Единственное утешение — наша дружба с Туськой, которая заодно со мной тоже надевает такой же гимназический наряд, и к нам боятся приставать. Туська умеет огрызаться. Черные фартуки удобны на занятиях по химии. В кабинете большие столы, у каждого кран для воды, мало ли что понадобится для опытов. Но в этом кабинете выдают синие халатики, такие же, как на занятиях по труду.
Я сижу в 6-м и 7-м классах вместе с мальчиком Вадимом Борисовым, блондином, в замшевой курточке (тогда это редкость), умным, с головой в поэзии и литературе вообще. Он в школе носит простую фамилию — Борисов, но я знаю его сестру Туею (по-настоящему Инна), она учится в классе с моим братом (они питают друг к другу романтические чувства), и ее фамилия Шерн-Борисова, из семьи журналиста, бывающего за границей. Мы с Вадимом тоже в романтической дружбе, что характерно для 7-го класса и четырнадцати лет, а Туська дружит с Жоржем Скачко. Но они после школы поженятся, Вадим погибнет на фронте, а мой брат изменит Тусе-Инне, и жизнь его пойдет совсем не романтическим путем, к нашему семейному несчастью. Но в конце концов прах крещенного перед смертью Михаила (бывшего Хаджи-Мурата) упокоится в нашей ограде, где нашли последний приют Алексей Федорович и Валентина Михайловна Лосевы. Все кончилось правильно.
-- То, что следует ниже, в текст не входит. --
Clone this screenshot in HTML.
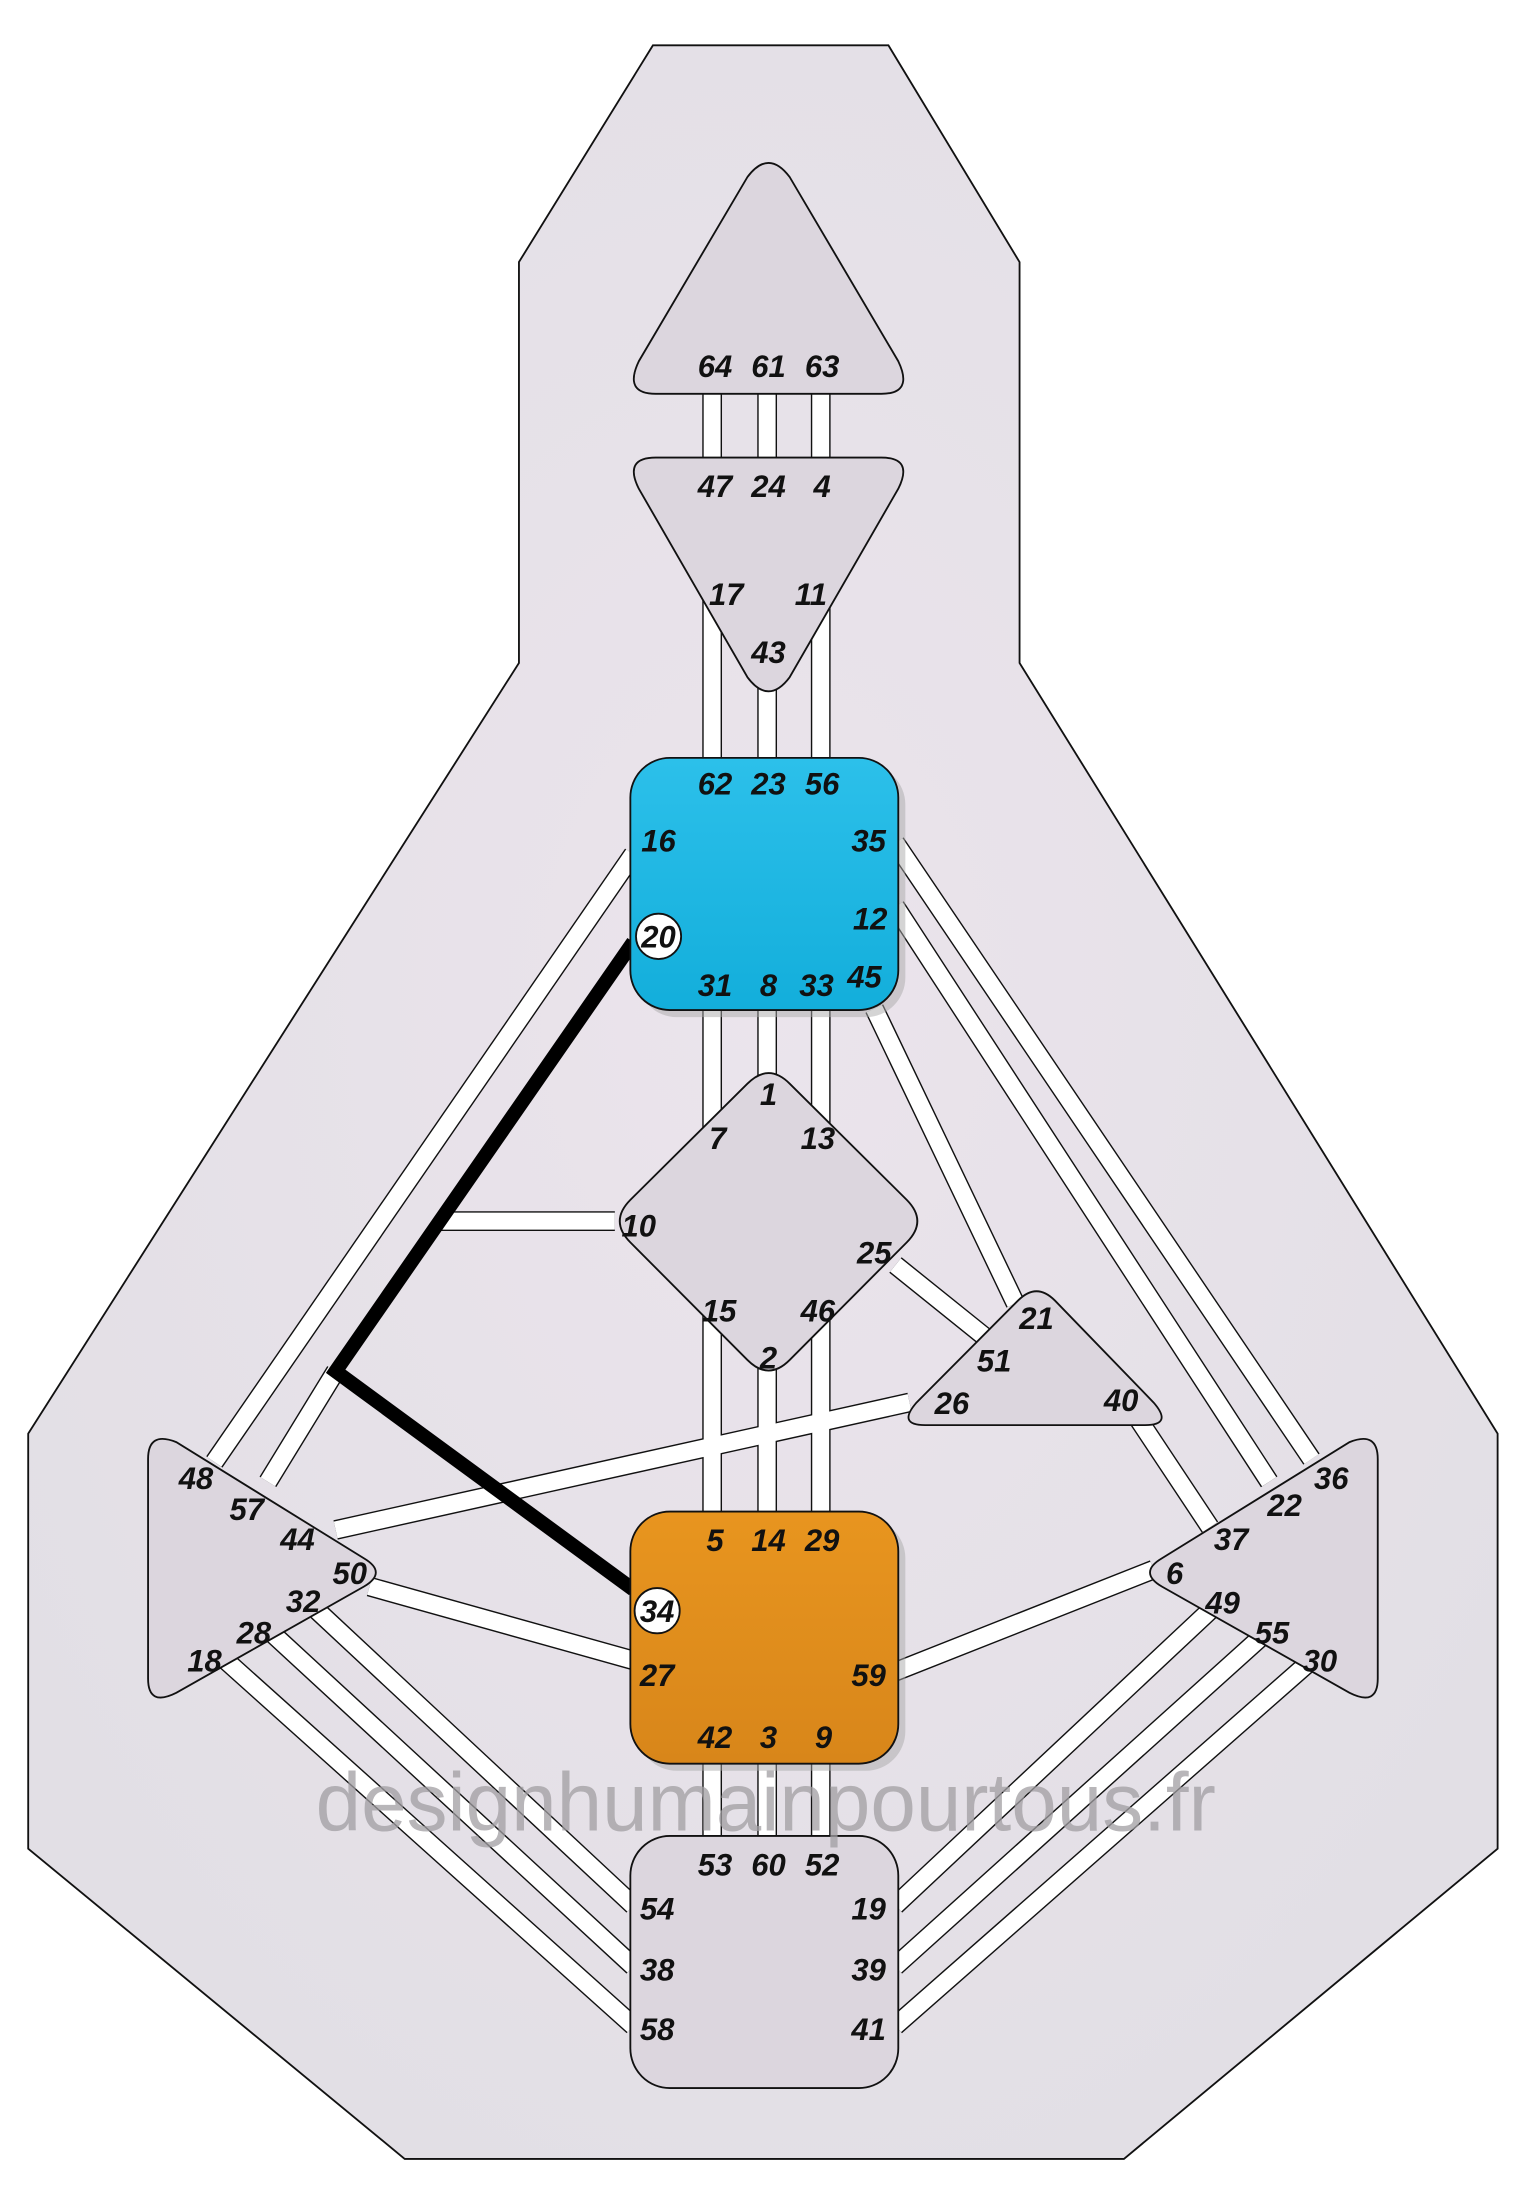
<!DOCTYPE html>
<html><head><meta charset="utf-8"><style>
html,body{margin:0;padding:0;background:#fff;}
svg{display:block;}
text{font-family:"Liberation Sans",sans-serif;font-style:italic;font-weight:bold;font-size:22px;fill:#111;text-anchor:middle;}
.wm{font-family:"Liberation Sans",sans-serif;font-style:normal;font-weight:normal;font-size:58px;fill:#a09da2;fill-opacity:.75;}
</style></head><body>
<svg width="1523" height="2200" viewBox="0 0 1080 1553" preserveAspectRatio="none" xmlns="http://www.w3.org/2000/svg">
<defs>
<radialGradient id="bg" cx="50%" cy="45%" r="60%"><stop offset="0" stop-color="#ebe4ec"/><stop offset="1" stop-color="#e2dfe5"/></radialGradient>
<linearGradient id="blue" x1="0" y1="0" x2="0" y2="1"><stop offset="0" stop-color="#2cc0ea"/><stop offset="1" stop-color="#13aedb"/></linearGradient>
<linearGradient id="orng" x1="0" y1="0" x2="0" y2="1"><stop offset="0" stop-color="#e8951f"/><stop offset="1" stop-color="#d8861a"/></linearGradient>
<g id="ch">
<line x1="505" y1="275" x2="505" y2="540"/><line x1="544" y1="275" x2="544" y2="540"/><line x1="582" y1="275" x2="582" y2="540"/>
<line x1="505" y1="710" x2="505" y2="800"/><line x1="544" y1="710" x2="544" y2="800"/><line x1="582" y1="710" x2="582" y2="800"/>
<line x1="505" y1="920" x2="505" y2="1070"/><line x1="544" y1="920" x2="544" y2="1070"/><line x1="582" y1="920" x2="582" y2="1070"/>
<line x1="505" y1="1240" x2="505" y2="1300"/><line x1="544" y1="1240" x2="544" y2="1300"/><line x1="582" y1="1240" x2="582" y2="1300"/>
<line x1="449" y1="603" x2="152" y2="1032"/>
<line x1="238" y1="968" x2="190" y2="1046"/>
<line x1="312" y1="862" x2="436" y2="862"/>
<line x1="645" y1="990" x2="238" y2="1080"/>
<line x1="262" y1="1120" x2="449" y2="1172"/>
<line x1="225" y1="1137" x2="449" y2="1345"/>
<line x1="193" y1="1153" x2="449" y2="1388"/>
<line x1="160" y1="1172" x2="449" y2="1430"/>
<line x1="635" y1="595" x2="930" y2="1030"/>
<line x1="635" y1="640" x2="900" y2="1046"/>
<line x1="620" y1="712" x2="720" y2="920"/>
<line x1="635" y1="893" x2="700" y2="945"/>
<line x1="806" y1="1000" x2="858" y2="1078"/>
<line x1="635" y1="1180" x2="818" y2="1108"/>
<line x1="860" y1="1135" x2="635" y2="1345"/>
<line x1="895" y1="1155" x2="635" y2="1388"/>
<line x1="930" y1="1172" x2="635" y2="1430"/>
</g>
</defs>
<polygon points="463,32 630,32 723,185 723,468 1062,1012 1062,1305 797,1524 287,1524 20,1305 20,1012 368,468 368,185" fill="url(#bg)" stroke="#111" stroke-width="1.3"/>
<use href="#ch" stroke="#111" stroke-width="14"/>
<use href="#ch" stroke="#fff" stroke-width="12"/>
<polyline points="449,665 238,968 449,1122" fill="none" stroke="#000" stroke-width="10" stroke-linejoin="miter"/>
<g stroke="#111" stroke-width="1.3" fill="#dcd6de">
<path d="M530,125 Q545,105 560,125 L637,255 Q648,278 625,278 L465,278 Q442,278 453,255 Z"/>
<path d="M465,323 L625,323 Q648,323 637,345 L560,478 Q545,498 530,478 L453,345 Q442,323 465,323 Z"/>
<path d="M530,765 Q545,750 560,765 L643,847 Q658,862 643,877 L560,960 Q545,975 530,960 L447,877 Q432,862 447,847 Z"/>
<path d="M722,918 Q735,905 748,918 L818,990 Q832,1006 812,1006 L656,1006 Q636,1006 650,990 Z"/>
<path d="M105,1030 Q105,1010 125,1018 L258,1100 Q275,1110 258,1120 L125,1195 Q105,1205 105,1185 Z"/>
<path d="M977,1030 Q977,1010 957,1018 L824,1100 Q807,1110 824,1120 L957,1195 Q977,1205 977,1185 Z"/>
<rect x="452" y="540" width="190" height="178" rx="28" fill="#aaa" stroke="none" opacity=".5"/>
<rect x="452" y="1072" width="190" height="178" rx="28" fill="#aaa" stroke="none" opacity=".5"/>
<rect x="447" y="535" width="190" height="178" rx="28" fill="url(#blue)"/>
<rect x="447" y="1067" width="190" height="178" rx="28" fill="url(#orng)"/>
<rect x="447" y="1296" width="190" height="178" rx="28"/>
<circle cx="467" cy="661" r="16" fill="#fff"/>
<circle cx="466" cy="1137" r="16" fill="#fff"/>
</g>
<text x="543" y="1292" class="wm">designhumainpourtous.fr</text>
<g>
<text x="507" y="266">64</text><text x="545" y="266">61</text><text x="583" y="266">63</text>
<text x="507" y="351">47</text><text x="545" y="351">24</text><text x="583" y="351">4</text>
<text x="515" y="427">17</text><text x="575" y="427">11</text><text x="545" y="468">43</text>
<text x="507" y="561">62</text><text x="545" y="561">23</text><text x="583" y="561">56</text>
<text x="467" y="601">16</text><text x="616" y="601">35</text>
<text x="467" y="669">20</text><text x="617" y="656">12</text>
<text x="507" y="703">31</text><text x="545" y="703">8</text><text x="579" y="703">33</text><text x="613" y="697">45</text>
<text x="545" y="780">1</text><text x="509" y="811">7</text><text x="580" y="811">13</text>
<text x="453" y="873">10</text><text x="620" y="892">25</text>
<text x="510" y="933">15</text><text x="580" y="933">46</text><text x="545" y="966">2</text>
<text x="735" y="938">21</text><text x="705" y="968">51</text><text x="675" y="998">26</text><text x="795" y="996">40</text>
<text x="507" y="1095">5</text><text x="545" y="1095">14</text><text x="583" y="1095">29</text>
<text x="466" y="1145">34</text><text x="466" y="1190">27</text><text x="616" y="1190">59</text>
<text x="507" y="1234">42</text><text x="545" y="1234">3</text><text x="584" y="1234">9</text>
<text x="507" y="1324">53</text><text x="545" y="1324">60</text><text x="583" y="1324">52</text>
<text x="466" y="1355">54</text><text x="466" y="1398">38</text><text x="466" y="1440">58</text>
<text x="616" y="1355">19</text><text x="616" y="1398">39</text><text x="616" y="1440">41</text>
<text x="139" y="1051">48</text><text x="175" y="1073">57</text><text x="211" y="1094">44</text><text x="248" y="1118">50</text>
<text x="215" y="1138">32</text><text x="180" y="1160">28</text><text x="145" y="1180">18</text>
<text x="944" y="1051">36</text><text x="911" y="1070">22</text><text x="873" y="1094">37</text><text x="833" y="1118">6</text>
<text x="867" y="1139">49</text><text x="902" y="1160">55</text><text x="936" y="1180">30</text>
</g>
</svg>
</body></html>
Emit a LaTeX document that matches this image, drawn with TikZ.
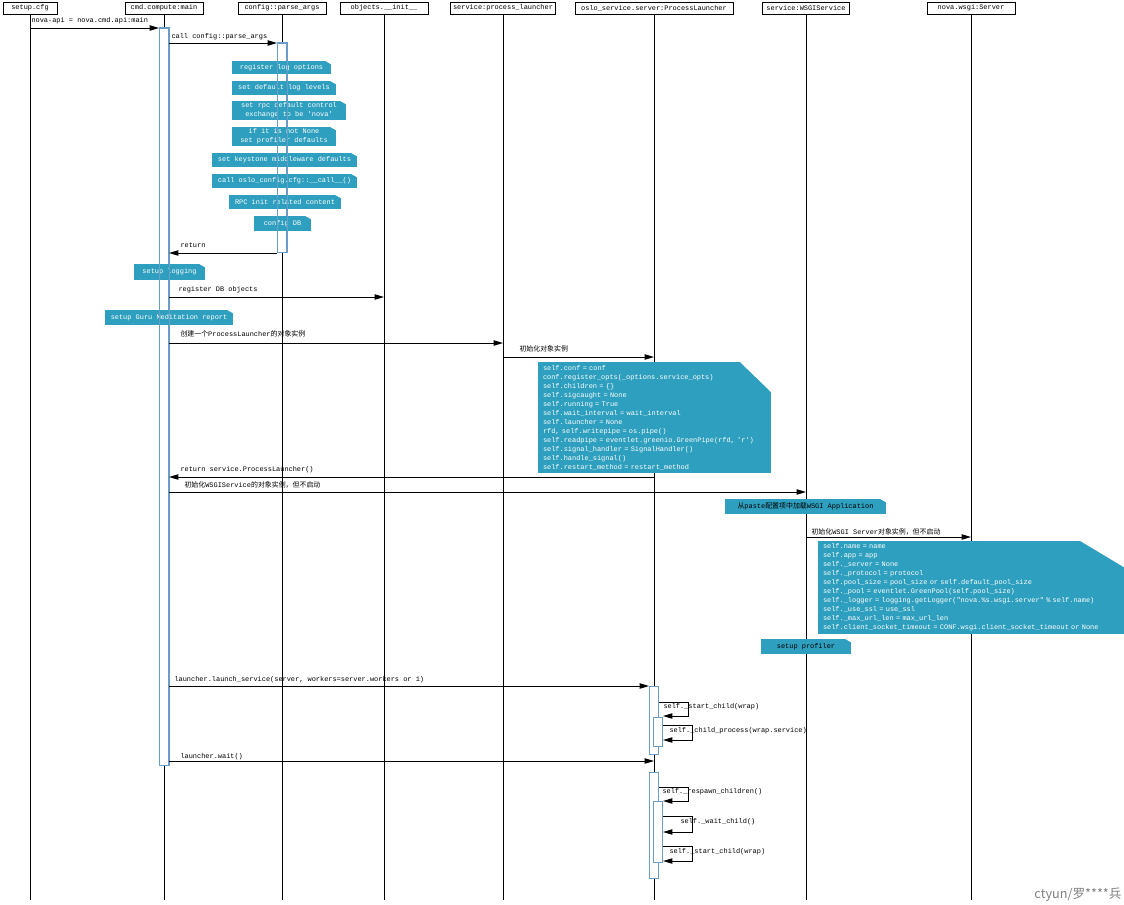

А уж что творилось во время столетнего юбилея Пушкина (1837–1937)! Тут тебе политические процессы один за другим, расстреливают, арестовывают. Смерть несут и пушкинские торжества, теперь уже не классово чуждого, а народного, прямо революционного поэта.
Наш школьный театр разошелся вовсю. Мы еще раньше ставили «Женитьбу» Гоголя, и очень весело. В одном из рекреационных залов — эстрада, и там обычно вечера поэзии, музыки или драмы. Как задорно поет наш хор на этой эстраде, и я в том числе, песни из оперы Тихона Хренникова «В бурю» — опять революция, музыка бодрая, почти маршевая и, удивительное дело, даже мелодичная, где надо. Мне, например, очень нравятся его песенки для шекспировской комедии «Много шума из ничего». Очень изящные. Конечно, мы с папой идем на посвященную Пушкину замечательную выставку (ее потом перевели в Ленинград). А еще по пригласительному билету в Большой театр — на торжественный правительственный вечер.
Но у нас в школе тоже целая серия разных вечеров. На одном из них 5 февраля я участвую в постановке «Цыган» — читаю от автора. Смотрели в школе фильм «Жизнь Пушкина». «Цыган» ставили вторично 11 февраля, и я читаю Лермонтова «На смерть поэта». Все уже устали от вечеров. Записываю в дневник 21 февраля: «Снова вечер Пушкина. Очень утомительно». Нам, актерам, действительно труднее всего. Зато сколько веселья, хлопот, цветов и поздравлений! Особенно довольны наш добрый завуч Николай Евгеньевич, Елена Евгеньевна, Владимир Петрович — наш математик, Нина Дмитриевна Фельдман — литератор. Я среди всей суматохи подготовки к праздникам умудрилась по физике получить 4, по географии — 4 (стыд какой), но зато по алгебре отвечаю хорошо. Значит, что-то в голове проясняется. Наверное, умнею.
Если кто-либо подумает, что все эти празднества и вообще любые мероприятия в школе проходят по нашей инициативе — это неверно. Есть администрация, и есть комсомольское бюро и комсомольский вожак, главное лицо, следящее за идеологией школьного коллектива. Зовут его Володя. Фамилия тоже есть — Нехамин, если не ошибаюсь. Но все называют его только Володей. Молодой симпатичный человек руководит нами, одобряет или порицает, вызывает на беседу. У нас с ним хорошие отношения. Он выполняет решения и указания, идущие сверху. Положение его не из легких. Он как будто человек хороший. Пока. И среди этих торжеств и вечеров жизнь подает вполне очевидный знак скрытой опасности. В нашем доме, в нашем подъезде повесилась прелестная молодая женщина. Я знаю ее, милая, добрая. Она не раз шила мне летние платьица. Почему повесилась? Толком никто не знает. Говорят — денег не хватало, она взяла на работе, а вернуть не смогла. Может быть, и так. Во всяком случае наша домработница тетя Стеша так напугана, что приходит ко мне ночевать — страшно.